In OpenBSD 5.8, processing these routes would take approx 35 minutes on my laptop. With the change I committed today (Nov 6), the same processing takes only 30 seconds.


Stuart Henderson (a fellow OpenBSD developer, and one of the people that reviewd and OKed my change) adds a valuable comment in the discussion on Undeadly:

"Turns out, it was rather simple and straight-forward." - Henning pointed out a few times that it was only ever meant to be a quick first implementation, to be replaced with something better! Such a nice idea to use skip-steps here, with hindsight it's blindingly obvious, but that's often the way.

Since skip-steps come from PF, we can look in that direction for guidance about performance. An old Undeadly article about PF rule optimization talks about this ("Ordering rulesets to maximize skip steps") and the principles are the same here. You want to group the rules together to reduce the number of evaluations done.

Take these rules, for example:

allow quick from AS 112 prefix { 192.31.196.0/24, 192.175.48.0/24, 2001:4:112::/48, 2620:4f:8000::/48 }
allow quick to AS 112 prefix { $MY_PREFIXES }

allow quick from AS 2818 prefix { 212.58.224.0/19, 212.58.224.0/20, 212.58.240.0/20, [...] }
allow quick to AS 2818 prefix { $MY_PREFIXES }

allow quick from AS 8330 prefix { 199.212.92.0/23, 199.212.90.0/23,  199.80.128.0/17 [...] }
allow quick to AS 8330 prefix { $MY_PREFIXES }

And here are the skip-step groupings used in the code:

#define RDE_FILTER_SKIP_DIR            0
#define RDE_FILTER_SKIP_GROUPID        1
#define RDE_FILTER_SKIP_REMOTE_AS      2
#define RDE_FILTER_SKIP_PEERID         3

You can probably make a good guess at the meanings. So the rules above are not optimal - a simple reordering as below would put all of the "from" rules together and allow half of the lines to be skipped in one go. (Fewer than half of the rules, because the prefix lists are expanded to multiple rules, but hey there needs to be some room for borrowing something else from PF for future improvement ;-)

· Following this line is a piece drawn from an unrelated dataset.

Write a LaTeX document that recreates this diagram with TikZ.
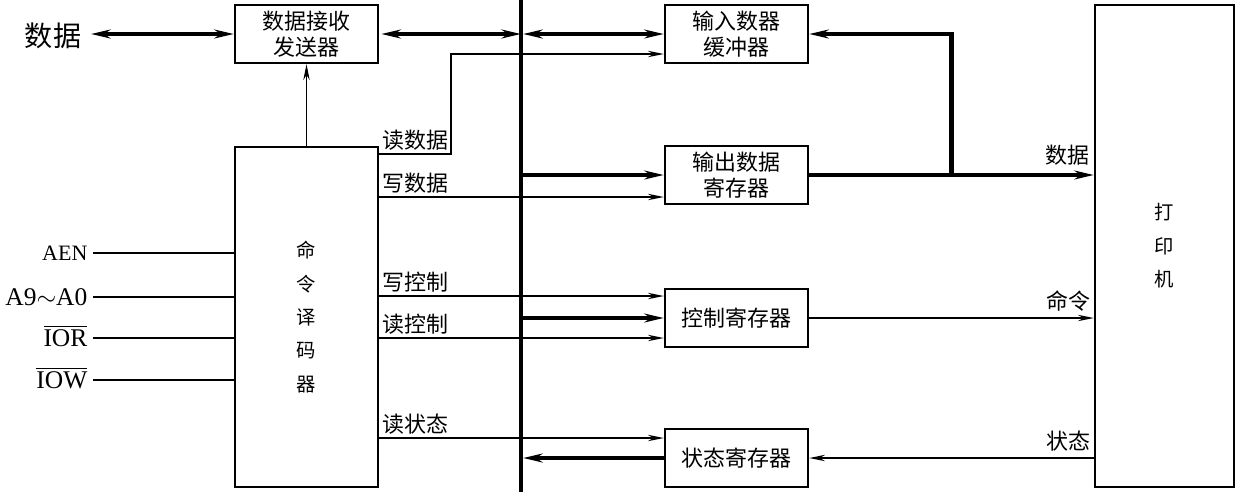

allow quick from AS 112 prefix { 192.31.196.0/24, 192.175.48.0/24, 2001:4:112::/48, 2620:4f:8000::/48 }
allow quick from AS 2818 prefix { 212.58.224.0/19, 212.58.224.0/20, 212.58.240.0/20, [...] }
allow quick from AS 8330 prefix { 199.212.92.0/23, 199.212.90.0/23, 199.80.128.0/17 [...] }

allow quick to AS 112 prefix { $MY_PREFIXES }
allow quick to AS 2818 prefix { $MY_PREFIXES }
allow quick to AS 8330 prefix { $MY_PREFIXES }

Nowadays PF has a ruleset optimizer that is aware of skip-steps and will reorder rules to take advantage of them automatically. (In fact, in some cases with PF it can still be better to disable the optimizer and do this by hand; you might know something about your traffic that pfctl doesn't). In the case of IXP route-server BGP filters, they're likely to be much larger than any PF ruleset you're ever going to see, so a ruleset optimizer would be relatively slow and take a lot of memory. Fortunately with BGP filters, they're already going to be machine-generated from routing registries or local databases, so it's a lot easier to order them correctly from the start.